Lebih lanjut, Adi menduga pada Pilpres 2024 nanti tidak akan terjadi penajaman polarisasi masyarakat di Jakarta. Ia mencontohkan pertarungan Joko Widodo-Ma'ruf Amin dan Prabowo Subianto-Sandiaga Uno pada Pemilu 2019 yang membelah masyarakat.
Di Jakarta, daerah yang notabennya mengangkat Anies menjadi DKI 1, Prabowo kalah dari Jokowi.
"Enggak ada penajaman polarisasi di DKI kalau Pilpres. Pemakaman polarisasi ya terjadi pada Pilkada 2024 saja," tuturnya.
Menurut Adi, polarisasi bisa dihindari selama calon kepala daerah tidak menyinggung agama tertentu dan menggunakan agama untuk memobilisasi dukungan.
Pada Pilkada DKI Jakarta kemarin, kata Adi, polarisasi terjadi karena Ahok menyinggung surah Alquran, Al-Maidah. Ahok dinilai tidak memiliki proporsi membicarakan ayat tersebut.
Hal ini berbeda dengan daerah lain yang menggunakan isu agama seperti kedekatan calon dengan masyayikh dan ulama. Masyarakat setempat tidak terpolarisasi karena tidak menyinggung.
"Di Jakarta beda, ada Ahok, bukan Islam, dan menghina Al-Maidah. Kan begitu konteksnya, ramai lah itu," ujar Adi.

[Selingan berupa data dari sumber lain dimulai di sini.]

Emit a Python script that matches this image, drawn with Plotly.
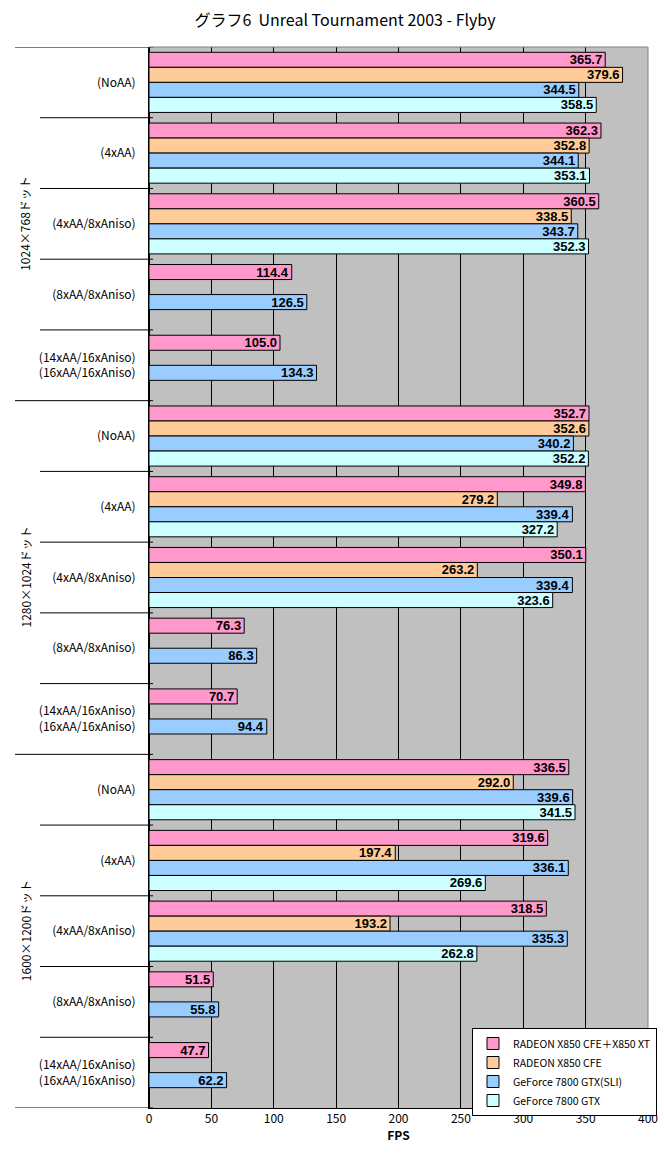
import plotly.graph_objects as go

title = "グラフ6  Unreal Tournament 2003 - Flyby"
resolutions = ["1024×768ドット", "1280×1024ドット", "1600×1200ドット"]
settings = ["(NoAA)", "(4xAA)", "(4xAA/8xAniso)", "(8xAA/8xAniso)",
            "(14xAA/16xAniso)<br>(16xAA/16xAniso)"]
series_names = ["RADEON X850 CFE＋X850 XT", "RADEON X850 CFE",
                "GeForce 7800 GTX(SLI)", "GeForce 7800 GTX"]
colors = ["#FF99CC", "#FFCC99", "#99CCFF", "#CCFFFF"]

radeon_cf_xt = [365.7, 362.3, 360.5, 114.4, 105.0,
                352.7, 349.8, 350.1, 76.3, 70.7,
                336.5, 319.6, 318.5, 51.5, 47.7]
radeon_cf = [379.6, 352.8, 338.5, None, None,
             352.6, 279.2, 263.2, None, None,
             292.0, 197.4, 193.2, None, None]
geforce_sli = [344.5, 344.1, 343.7, 126.5, 134.3,
               340.2, 339.4, 339.4, 86.3, 94.4,
               339.6, 336.1, 335.3, 55.8, 62.2]
geforce = [358.5, 353.1, 352.3, None, None,
           352.2, 327.2, 323.6, None, None,
           341.5, 269.6, 262.8, None, None]
series_values = [radeon_cf_xt, radeon_cf, geforce_sli, geforce]

n_cat = len(resolutions) * len(settings)
ypos = list(range(n_cat))
ticktext = settings * len(resolutions)

fig = go.Figure()
for name, vals, col in zip(series_names, series_values, colors):
    fig.add_trace(go.Bar(
        y=ypos, x=vals, name=name, orientation="h",
        marker=dict(color=col, line=dict(color="black", width=1)),
        text=[("%.1f" % v) if v is not None else "" for v in vals],
        textposition="inside", insidetextanchor="end",
        textfont=dict(family="Liberation Sans Narrow, Liberation Sans, Arial", size=13,
                      color="black", weight="bold"),
        constraintext="none",
    ))

plot_left, plot_right = 149, 648
plot_top, plot_bottom = 47, 1108
pw = plot_right - plot_left
ph = plot_bottom - plot_top
def px2paper(px):
    return (px - plot_left) / pw

shapes = []
for k in range(n_cat + 1):
    is_group = (k % len(settings) == 0)
    shapes.append(dict(type="line", xref="paper", yref="y",
                       x0=px2paper(15 if is_group else 40), x1=px2paper(153),
                       y0=k - 0.5, y1=k - 0.5,
                       line=dict(color="black", width=1)))
shapes.append(dict(type="line", xref="paper", yref="paper", x0=0, x1=1, y0=1, y1=1,
                   line=dict(color="#808080", width=1)))
shapes.append(dict(type="line", xref="paper", yref="paper", x0=1, x1=1, y0=0, y1=1,
                   line=dict(color="#808080", width=1)))

annotations = []
for g, res in enumerate(resolutions):
    center = g * len(settings) + (len(settings) - 1) / 2
    annotations.append(dict(text=res, xref="paper", yref="y", x=px2paper(25), y=center,
                            xanchor="center", yanchor="middle",
                            textangle=-90, showarrow=False,
                            font=dict(size=12, color="black")))

fig.update_layout(
    width=664, height=1154,
    margin=dict(l=plot_left, r=664 - plot_right, t=plot_top, b=1154 - plot_bottom,
                autoexpand=False),
    paper_bgcolor="white", plot_bgcolor="#C0C0C0",
    font=dict(family="Noto Sans CJK JP, sans-serif", size=12, color="black"),
    title=dict(text=title, x=345 / 664, xanchor="center", y=1 - 20 / 1154, yanchor="middle",
               font=dict(size=16, color="black")),
    barmode="group", bargap=0.15, bargroupgap=0,
    showlegend=True,
    legend=dict(x=px2paper(657), y=(plot_bottom - 1028) / ph, xanchor="right", yanchor="top",
                bgcolor="white", bordercolor="black", borderwidth=1,
                font=dict(size=10.5), traceorder="normal", tracegroupgap=0,
                itemwidth=30),
    shapes=shapes, annotations=annotations,
    uniformtext=dict(minsize=13, mode="show"),
)
fig.update_xaxes(range=[0, 400], dtick=50, tick0=0, showgrid=True, gridcolor="black",
                 gridwidth=1, zeroline=True, zerolinecolor="black",
                 showline=True, linecolor="black", linewidth=1, ticks="",
                 tickfont=dict(size=12),
                 title=dict(text="<b>FPS</b>", standoff=0, font=dict(size=12)))
fig.update_yaxes(range=[n_cat - 0.5, -0.5], tickvals=ypos, ticktext=ticktext,
                 showgrid=False, zeroline=False, showline=True, linecolor="black",
                 ticks="", ticklabelstandoff=10, tickfont=dict(size=12))

fig.write_html("out.html")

Untuk menghindari polarisasi masyarakat, Adi menyarankan calon kepala daerah tidak genit menggunakan isu agama. Ia juga mewanti-wanti calon pemimpin menghindari mengkritik agama lain yang tidak proporsional seperti yang terjadi pada Ahok.
"Kuncinya apa? Satu, janganlah para kandidat partai itu sering genit menggunakan isu agama," kata Adi.
Sementara itu, Wasis melihat DKI Jakarta sebagai daerah dengan intensitas politik identitas yang tinggi. Sebagaimana Adi, ia menyarankan agar calon Plt Gubernur dipilih secara transparan dan akuntabel.
Hal ini penting dilakukan agar tidak menimbulkan kecurigaan, prasangka negatif, dan skeptis di antara masyarakat.
"Karena kalau misalnya langsung ditunjuk tanpa masyarakat tahu nanti kan menimbulkan gejolak juga," tutur Wasis.